> **Task objective**: Give every line back verbatim, dropping all images.

>> Start

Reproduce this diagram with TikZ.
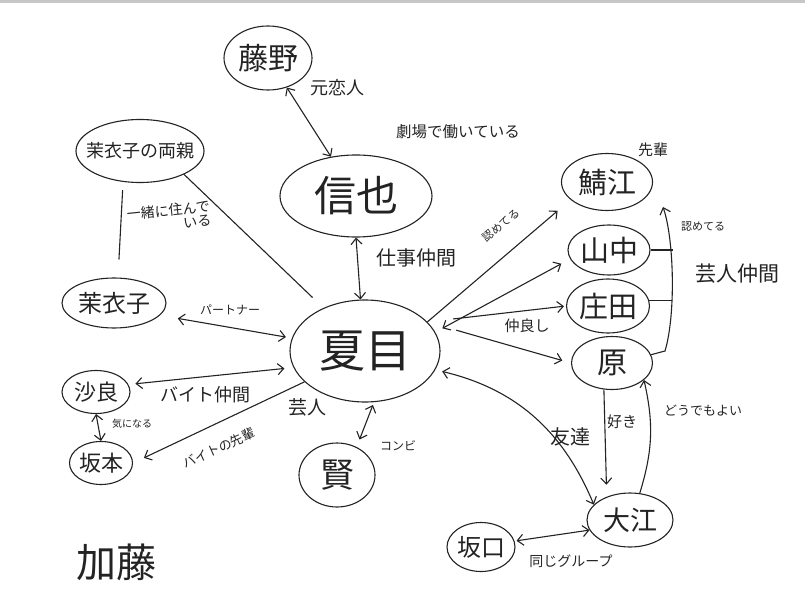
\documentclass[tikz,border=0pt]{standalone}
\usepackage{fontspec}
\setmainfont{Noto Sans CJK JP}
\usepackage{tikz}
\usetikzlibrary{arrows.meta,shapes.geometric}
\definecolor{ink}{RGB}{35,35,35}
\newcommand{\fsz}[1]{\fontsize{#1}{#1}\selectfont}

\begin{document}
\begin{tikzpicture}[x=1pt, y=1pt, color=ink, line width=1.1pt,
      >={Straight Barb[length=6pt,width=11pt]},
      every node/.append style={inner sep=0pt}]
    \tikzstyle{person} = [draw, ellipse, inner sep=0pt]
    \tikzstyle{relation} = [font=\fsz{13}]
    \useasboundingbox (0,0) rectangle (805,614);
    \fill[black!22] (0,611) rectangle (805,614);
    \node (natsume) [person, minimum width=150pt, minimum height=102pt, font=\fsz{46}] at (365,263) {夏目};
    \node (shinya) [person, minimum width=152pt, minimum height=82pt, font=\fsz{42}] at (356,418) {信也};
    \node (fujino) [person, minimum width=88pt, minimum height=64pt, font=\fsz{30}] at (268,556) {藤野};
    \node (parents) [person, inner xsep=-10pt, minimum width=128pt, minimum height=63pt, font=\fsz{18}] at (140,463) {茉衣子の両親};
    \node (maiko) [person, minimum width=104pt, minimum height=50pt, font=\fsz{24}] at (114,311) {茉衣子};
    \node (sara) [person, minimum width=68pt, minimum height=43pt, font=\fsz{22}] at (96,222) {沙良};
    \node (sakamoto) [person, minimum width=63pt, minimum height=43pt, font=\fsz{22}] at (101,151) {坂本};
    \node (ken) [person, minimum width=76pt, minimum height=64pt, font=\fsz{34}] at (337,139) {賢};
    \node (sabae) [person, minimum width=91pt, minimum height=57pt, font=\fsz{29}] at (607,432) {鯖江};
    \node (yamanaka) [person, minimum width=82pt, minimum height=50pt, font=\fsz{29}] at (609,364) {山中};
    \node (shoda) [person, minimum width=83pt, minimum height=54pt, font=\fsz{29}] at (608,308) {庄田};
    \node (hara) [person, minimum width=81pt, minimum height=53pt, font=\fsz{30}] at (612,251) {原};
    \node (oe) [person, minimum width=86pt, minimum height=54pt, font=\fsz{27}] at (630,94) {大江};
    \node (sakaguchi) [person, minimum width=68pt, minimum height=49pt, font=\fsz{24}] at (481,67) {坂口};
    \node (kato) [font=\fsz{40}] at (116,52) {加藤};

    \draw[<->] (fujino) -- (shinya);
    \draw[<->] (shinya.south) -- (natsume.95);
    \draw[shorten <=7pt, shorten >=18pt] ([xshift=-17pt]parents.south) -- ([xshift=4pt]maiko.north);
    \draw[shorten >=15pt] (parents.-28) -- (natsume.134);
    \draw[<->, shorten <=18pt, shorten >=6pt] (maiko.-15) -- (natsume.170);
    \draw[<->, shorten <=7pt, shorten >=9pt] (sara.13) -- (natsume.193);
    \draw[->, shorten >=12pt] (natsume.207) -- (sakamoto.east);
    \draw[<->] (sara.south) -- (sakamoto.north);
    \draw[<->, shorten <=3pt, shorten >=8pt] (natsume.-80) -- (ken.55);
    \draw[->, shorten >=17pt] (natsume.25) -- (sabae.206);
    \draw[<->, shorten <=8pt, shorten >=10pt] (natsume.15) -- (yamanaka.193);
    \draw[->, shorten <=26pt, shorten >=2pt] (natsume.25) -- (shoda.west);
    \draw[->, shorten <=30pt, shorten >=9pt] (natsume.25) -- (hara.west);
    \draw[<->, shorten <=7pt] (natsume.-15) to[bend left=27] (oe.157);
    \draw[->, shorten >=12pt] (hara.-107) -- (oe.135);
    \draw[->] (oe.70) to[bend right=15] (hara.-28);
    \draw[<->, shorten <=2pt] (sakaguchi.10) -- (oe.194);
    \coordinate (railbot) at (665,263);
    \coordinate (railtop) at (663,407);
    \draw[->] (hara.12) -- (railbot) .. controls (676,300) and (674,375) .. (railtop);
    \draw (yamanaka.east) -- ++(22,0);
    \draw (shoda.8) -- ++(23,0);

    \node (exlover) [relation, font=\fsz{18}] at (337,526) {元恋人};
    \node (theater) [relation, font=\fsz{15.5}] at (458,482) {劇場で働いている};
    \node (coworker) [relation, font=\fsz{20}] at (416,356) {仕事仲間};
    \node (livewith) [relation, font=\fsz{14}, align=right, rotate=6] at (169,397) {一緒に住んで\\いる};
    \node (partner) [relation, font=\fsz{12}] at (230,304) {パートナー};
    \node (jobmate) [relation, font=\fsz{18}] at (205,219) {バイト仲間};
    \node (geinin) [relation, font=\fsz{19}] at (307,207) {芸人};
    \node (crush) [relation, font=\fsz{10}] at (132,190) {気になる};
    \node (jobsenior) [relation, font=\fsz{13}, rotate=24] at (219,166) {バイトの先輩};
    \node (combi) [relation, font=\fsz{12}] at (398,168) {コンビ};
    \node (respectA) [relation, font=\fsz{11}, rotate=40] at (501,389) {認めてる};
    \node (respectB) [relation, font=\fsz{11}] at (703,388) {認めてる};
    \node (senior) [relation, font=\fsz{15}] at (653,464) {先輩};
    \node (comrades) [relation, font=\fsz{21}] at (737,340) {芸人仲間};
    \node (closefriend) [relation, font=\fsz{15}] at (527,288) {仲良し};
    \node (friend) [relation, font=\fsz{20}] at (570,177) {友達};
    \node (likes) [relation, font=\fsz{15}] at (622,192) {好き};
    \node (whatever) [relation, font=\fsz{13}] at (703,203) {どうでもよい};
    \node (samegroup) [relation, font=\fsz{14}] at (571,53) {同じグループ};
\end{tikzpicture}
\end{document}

>> End

> **The response**:
Reproduce this diagram with TikZ.
\documentclass[tikz,border=0pt]{standalone}
\usepackage{fontspec}
\setmainfont{Noto Sans CJK JP}
\usepackage{tikz}
\usetikzlibrary{arrows.meta,shapes.geometric}
\definecolor{ink}{RGB}{35,35,35}
\newcommand{\fsz}[1]{\fontsize{#1}{#1}\selectfont}

\begin{document}
\begin{tikzpicture}[x=1pt, y=1pt, color=ink, line width=1.1pt,
      >={Straight Barb[length=6pt,width=11pt]},
      every node/.append style={inner sep=0pt}]
    \tikzstyle{person} = [draw, ellipse, inner sep=0pt]
    \tikzstyle{relation} = [font=\fsz{13}]
    \useasboundingbox (0,0) rectangle (805,614);
    \fill[black!22] (0,611) rectangle (805,614);
    \node (natsume) [person, minimum width=150pt, minimum height=102pt, font=\fsz{46}] at (365,263) {夏目};
    \node (shinya) [person, minimum width=152pt, minimum height=82pt, font=\fsz{42}] at (356,418) {信也};
    \node (fujino) [person, minimum width=88pt, minimum height=64pt, font=\fsz{30}] at (268,556) {藤野};
    \node (parents) [person, inner xsep=-10pt, minimum width=128pt, minimum height=63pt, font=\fsz{18}] at (140,463) {茉衣子の両親};
    \node (maiko) [person, minimum width=104pt, minimum height=50pt, font=\fsz{24}] at (114,311) {茉衣子};
    \node (sara) [person, minimum width=68pt, minimum height=43pt, font=\fsz{22}] at (96,222) {沙良};
    \node (sakamoto) [person, minimum width=63pt, minimum height=43pt, font=\fsz{22}] at (101,151) {坂本};
    \node (ken) [person, minimum width=76pt, minimum height=64pt, font=\fsz{34}] at (337,139) {賢};
    \node (sabae) [person, minimum width=91pt, minimum height=57pt, font=\fsz{29}] at (607,432) {鯖江};
    \node (yamanaka) [person, minimum width=82pt, minimum height=50pt, font=\fsz{29}] at (609,364) {山中};
    \node (shoda) [person, minimum width=83pt, minimum height=54pt, font=\fsz{29}] at (608,308) {庄田};
    \node (hara) [person, minimum width=81pt, minimum height=53pt, font=\fsz{30}] at (612,251) {原};
    \node (oe) [person, minimum width=86pt, minimum height=54pt, font=\fsz{27}] at (630,94) {大江};
    \node (sakaguchi) [person, minimum width=68pt, minimum height=49pt, font=\fsz{24}] at (481,67) {坂口};
    \node (kato) [font=\fsz{40}] at (116,52) {加藤};

    \draw[<->] (fujino) -- (shinya);
    \draw[<->] (shinya.south) -- (natsume.95);
    \draw[shorten <=7pt, shorten >=18pt] ([xshift=-17pt]parents.south) -- ([xshift=4pt]maiko.north);
    \draw[shorten >=15pt] (parents.-28) -- (natsume.134);
    \draw[<->, shorten <=18pt, shorten >=6pt] (maiko.-15) -- (natsume.170);
    \draw[<->, shorten <=7pt, shorten >=9pt] (sara.13) -- (natsume.193);
    \draw[->, shorten >=12pt] (natsume.207) -- (sakamoto.east);
    \draw[<->] (sara.south) -- (sakamoto.north);
    \draw[<->, shorten <=3pt, shorten >=8pt] (natsume.-80) -- (ken.55);
    \draw[->, shorten >=17pt] (natsume.25) -- (sabae.206);
    \draw[<->, shorten <=8pt, shorten >=10pt] (natsume.15) -- (yamanaka.193);
    \draw[->, shorten <=26pt, shorten >=2pt] (natsume.25) -- (shoda.west);
    \draw[->, shorten <=30pt, shorten >=9pt] (natsume.25) -- (hara.west);
    \draw[<->, shorten <=7pt] (natsume.-15) to[bend left=27] (oe.157);
    \draw[->, shorten >=12pt] (hara.-107) -- (oe.135);
    \draw[->] (oe.70) to[bend right=15] (hara.-28);
    \draw[<->, shorten <=2pt] (sakaguchi.10) -- (oe.194);
    \coordinate (railbot) at (665,263);
    \coordinate (railtop) at (663,407);
    \draw[->] (hara.12) -- (railbot) .. controls (676,300) and (674,375) .. (railtop);
    \draw (yamanaka.east) -- ++(22,0);
    \draw (shoda.8) -- ++(23,0);

    \node (exlover) [relation, font=\fsz{18}] at (337,526) {元恋人};
    \node (theater) [relation, font=\fsz{15.5}] at (458,482) {劇場で働いている};
    \node (coworker) [relation, font=\fsz{20}] at (416,356) {仕事仲間};
    \node (livewith) [relation, font=\fsz{14}, align=right, rotate=6] at (169,397) {一緒に住んで\\いる};
    \node (partner) [relation, font=\fsz{12}] at (230,304) {パートナー};
    \node (jobmate) [relation, font=\fsz{18}] at (205,219) {バイト仲間};
    \node (geinin) [relation, font=\fsz{19}] at (307,207) {芸人};
    \node (crush) [relation, font=\fsz{10}] at (132,190) {気になる};
    \node (jobsenior) [relation, font=\fsz{13}, rotate=24] at (219,166) {バイトの先輩};
    \node (combi) [relation, font=\fsz{12}] at (398,168) {コンビ};
    \node (respectA) [relation, font=\fsz{11}, rotate=40] at (501,389) {認めてる};
    \node (respectB) [relation, font=\fsz{11}] at (703,388) {認めてる};
    \node (senior) [relation, font=\fsz{15}] at (653,464) {先輩};
    \node (comrades) [relation, font=\fsz{21}] at (737,340) {芸人仲間};
    \node (closefriend) [relation, font=\fsz{15}] at (527,288) {仲良し};
    \node (friend) [relation, font=\fsz{20}] at (570,177) {友達};
    \node (likes) [relation, font=\fsz{15}] at (622,192) {好き};
    \node (whatever) [relation, font=\fsz{13}] at (703,203) {どうでもよい};
    \node (samegroup) [relation, font=\fsz{14}] at (571,53) {同じグループ};
\end{tikzpicture}
\end{document}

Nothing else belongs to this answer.